Hanya karena perempuan tidak  memiliki label cantik, bukan berarti ia tidak bisa hidup dengan baik.

Mengapa kemudian kita tidak mulai saja dengan hal-hal yang lebih melegakan, tanpa harus pura-pura memuji “kamu cantik….ah tidak kamu kok yang lebih cantik?”

Mengapa kita tidak mulai saja menerima dan merasa baik-baik saja dengan kenyataan bahwa ya memang ada perempuan yang wajahnya menarik, dan ada yang tidak. Dan itu baik-baik saja, tanpa harus menambahkan–kamu cantik dengan caramu sendiri?
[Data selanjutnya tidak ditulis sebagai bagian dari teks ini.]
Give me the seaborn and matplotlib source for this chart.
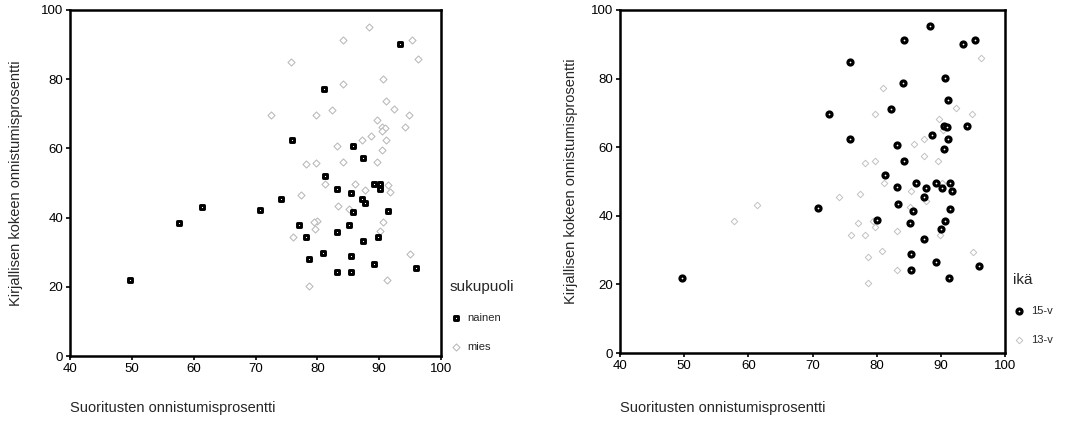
import numpy as np
import pandas as pd
import matplotlib
matplotlib.use("Agg")
import matplotlib.pyplot as plt
import seaborn as sns

# ---- data ----
nainen_x = [93.4, 81.0, 75.9, 85.8, 87.4, 81.3, 83.2, 85.4, 89.2, 90.2, 90.2, 87.3, 87.7,
            74.2, 70.8, 91.5, 85.7, 85.2, 77.1, 78.2, 83.2, 89.8, 87.4, 80.9, 78.7, 85.4,
            89.2, 83.2, 85.4, 96.0, 49.7, 57.7, 61.3]
nainen_y = [90.2, 77.2, 62.5, 60.8, 57.3, 51.9, 48.3, 47.2, 49.7, 49.7, 48.2, 45.5, 44.3,
            45.5, 42.2, 42.0, 41.5, 37.8, 37.8, 34.4, 35.7, 34.4, 33.2, 29.7, 28.0, 29.0,
            26.6, 24.2, 24.2, 25.4, 21.9, 38.5, 43.1]
nainen_age = ["15-v", "13-v", "15-v", "13-v", "13-v", "15-v", "15-v", "13-v", "15-v", "13-v",
              "15-v", "15-v", "13-v", "13-v", "15-v", "15-v", "15-v", "15-v", "13-v", "13-v",
              "13-v", "13-v", "15-v", "13-v", "13-v", "15-v", "15-v", "13-v", "15-v", "15-v",
              "15-v", "13-v", "13-v"]

mies15_x = [88.3, 84.2, 95.3, 75.8, 90.6, 84.1, 91.1, 72.5, 82.3, 90.5, 91.0, 94.1, 88.6,
            91.1, 83.2, 90.5, 84.2, 86.1, 87.7, 91.5, 91.8, 83.3, 80.0, 90.6, 90.1, 91.2]
mies15_y = [95.2, 91.2, 91.2, 84.9, 80.1, 78.6, 73.7, 69.6, 71.0, 66.2, 65.8, 66.2, 63.5,
            62.5, 60.7, 59.6, 56.0, 49.7, 48.0, 49.5, 47.3, 43.3, 38.9, 38.6, 36.2, 21.9]

mies13_x = [96.3, 92.4, 94.9, 79.8, 89.7, 90.4, 87.3, 79.8, 78.2, 89.6, 81.2, 85.2, 77.4,
            79.5, 79.7, 76.0, 95.0, 78.7]
mies13_y = [85.9, 71.4, 69.6, 69.6, 68.1, 65.1, 62.5, 55.9, 55.4, 56.0, 49.7, 42.5, 46.4,
            38.6, 36.7, 34.3, 29.5, 20.3]

x_label = "Suoritusten onnistumisprosentti"
y_label = "Kirjallisen kokeen onnistumisprosentti"
x_ticks = [40, 50, 60, 70, 80, 90, 100]
y_ticks = [0, 20, 40, 60, 80, 100]

df = pd.DataFrame({
    "suoritus": nainen_x + mies15_x + mies13_x,
    "kirjallinen": nainen_y + mies15_y + mies13_y,
    "sukupuoli": ["nainen"] * len(nainen_x) + ["mies"] * (len(mies15_x) + len(mies13_x)),
    "ikä": nainen_age + ["15-v"] * len(mies15_x) + ["13-v"] * len(mies13_x),
})

sns.set_style("white")
plt.rcParams["font.family"] = ["Liberation Sans", "DejaVu Sans"]

fig = plt.figure(figsize=(10.82, 4.23), dpi=100)
ax1 = fig.add_axes([70 / 1082, 1 - 356 / 423, 371 / 1082, 346 / 423])
ax2 = fig.add_axes([620 / 1082, 1 - 353 / 423, 385 / 1082, 343 / 423])

light_kw = dict(marker="D", s=13, facecolor="white", edgecolor="#b8b8b8", linewidth=0.75)

# left: by gender
sns.scatterplot(data=df[df["sukupuoli"] == "mies"], x="suoritus", y="kirjallinen",
                ax=ax1, label="mies", zorder=2, **light_kw)
sns.scatterplot(data=df[df["sukupuoli"] == "nainen"], x="suoritus", y="kirjallinen",
                ax=ax1, label="nainen", marker="s", s=11, facecolor="white",
                edgecolor="black", linewidth=2.1, zorder=3)

# right: by age
sns.scatterplot(data=df[df["ikä"] == "13-v"], x="suoritus", y="kirjallinen",
                ax=ax2, label="13-v", zorder=2,
                **dict(light_kw, s=11, edgecolor="#c2c2c2", linewidth=0.7))
sns.scatterplot(data=df[df["ikä"] == "15-v"], x="suoritus", y="kirjallinen",
                ax=ax2, label="15-v", marker="o", s=13, facecolor="white",
                edgecolor="black", linewidth=2.3, zorder=3)

for ax, lab_x, lab_y in [(ax1, -0.128, -0.13), (ax2, -0.11, -0.14)]:
    ax.set_xlim(40, 100)
    ax.set_ylim(0, 100)
    ax.set_xticks(x_ticks)
    ax.set_yticks(y_ticks)
    ax.tick_params(axis="both", which="major", labelsize=9.5, length=3, width=1.2,
                   direction="out", left=True, bottom=True, pad=2, colors="black")
    for sp in ax.spines.values():
        sp.set_visible(True)
        sp.set_color("black")
        sp.set_linewidth(1.8)
    ax.set_ylabel(y_label, fontsize=10.5)
    ax.yaxis.set_label_coords(lab_x, 0.5)
    ax.set_xlabel(x_label, fontsize=10.5, loc="left")
    ax.xaxis.set_label_coords(0.0, lab_y)
    ax.xaxis.label.set_ha("left")

def place_legend(ax, order, title, x, y):
    handles, labels = ax.get_legend_handles_labels()
    hmap = dict(zip(labels, handles))
    leg = ax.legend([hmap[k] for k in order], order, title=title, frameon=False,
                    loc="upper left", bbox_to_anchor=(x / 1082, 1 - y / 423),
                    bbox_transform=fig.transFigure, fontsize=8, title_fontsize=11,
                    labelspacing=1.7, handletextpad=0.6, handlelength=1.0,
                    borderaxespad=0, borderpad=0)
    leg._legend_box.align = "left"
    return leg

place_legend(ax1, ["nainen", "mies"], "sukupuoli", 450, 280)
place_legend(ax2, ["15-v", "13-v"], "ikä", 1013, 273)

fig.savefig("out.png", dpi=100)
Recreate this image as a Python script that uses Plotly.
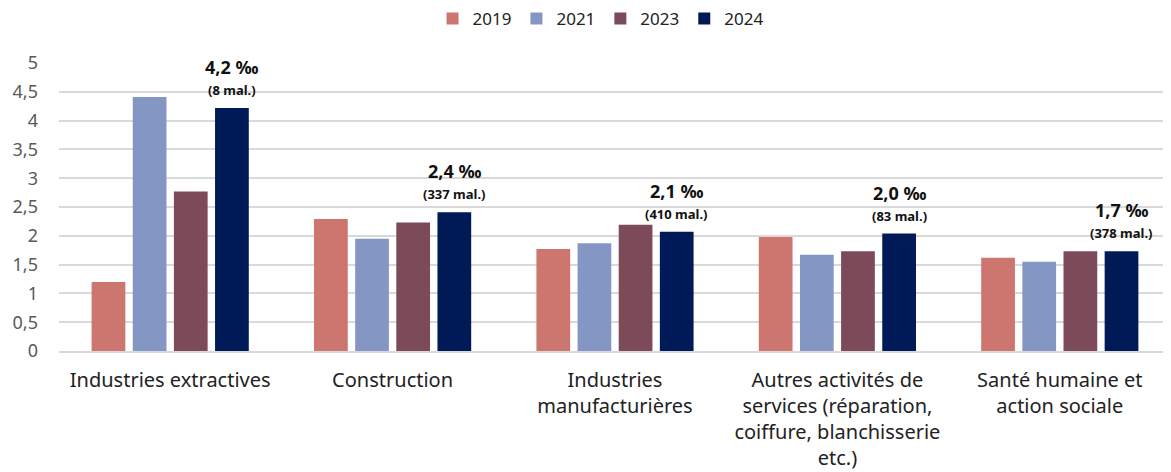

Ya kalau memang jelek, tidak cantik memangnya kenapa? Apakah dengan begitu masalah besar sampai organ-organ di badan tidak bisa berfungsi normal? Kan tidak juga.

Kenapa kemudian tidak mulai menerima bahwa kecantikan bukanlah harga dari sebuah kelayakan hidup? Hanya karena perempuan tidak cantik, bukan berarti mereka tidak berharga. Bukan berarti mereka tidak dapat menikmati hidupnya. Dan bukan berarti mereka harus mengejar label cantik hanya agar bisa merasa sebagai perempuan seutuhnya.

Mengapa kita tidak berhenti saja untuk merasa tidak baik-baik saja dengan fakta bahwa memang wajah ini ada yang cantik, dan ada yang jelek?

Perempuan, dimanapun kamu berada. Tidak ada yang perlu ditakutkan hanya karena wajah yang menempel di tubuh ini tidak mendapatkan sertifikat cantik. Hal itu tidak akan pernah mengurangi kenyataan bahwa kamu tetaplah manusia berharga seutuhnya. Kalaupun nantinya kamu menyukai kecantikan dan ingin mengejarnya, pastikanlah karena hal itu memang karena kamu berdaya dan ingin dia. Bukan membabi buta karena sebagian besar  orang ingin kamu untuk melakukannya. Karena sungguh…tidak masalah kalaupun tidak cantik. Tidak masalah. Sebab kamu masih sangat bisa hidup dengan baik, walaupun tanpa masuk geng si cantik.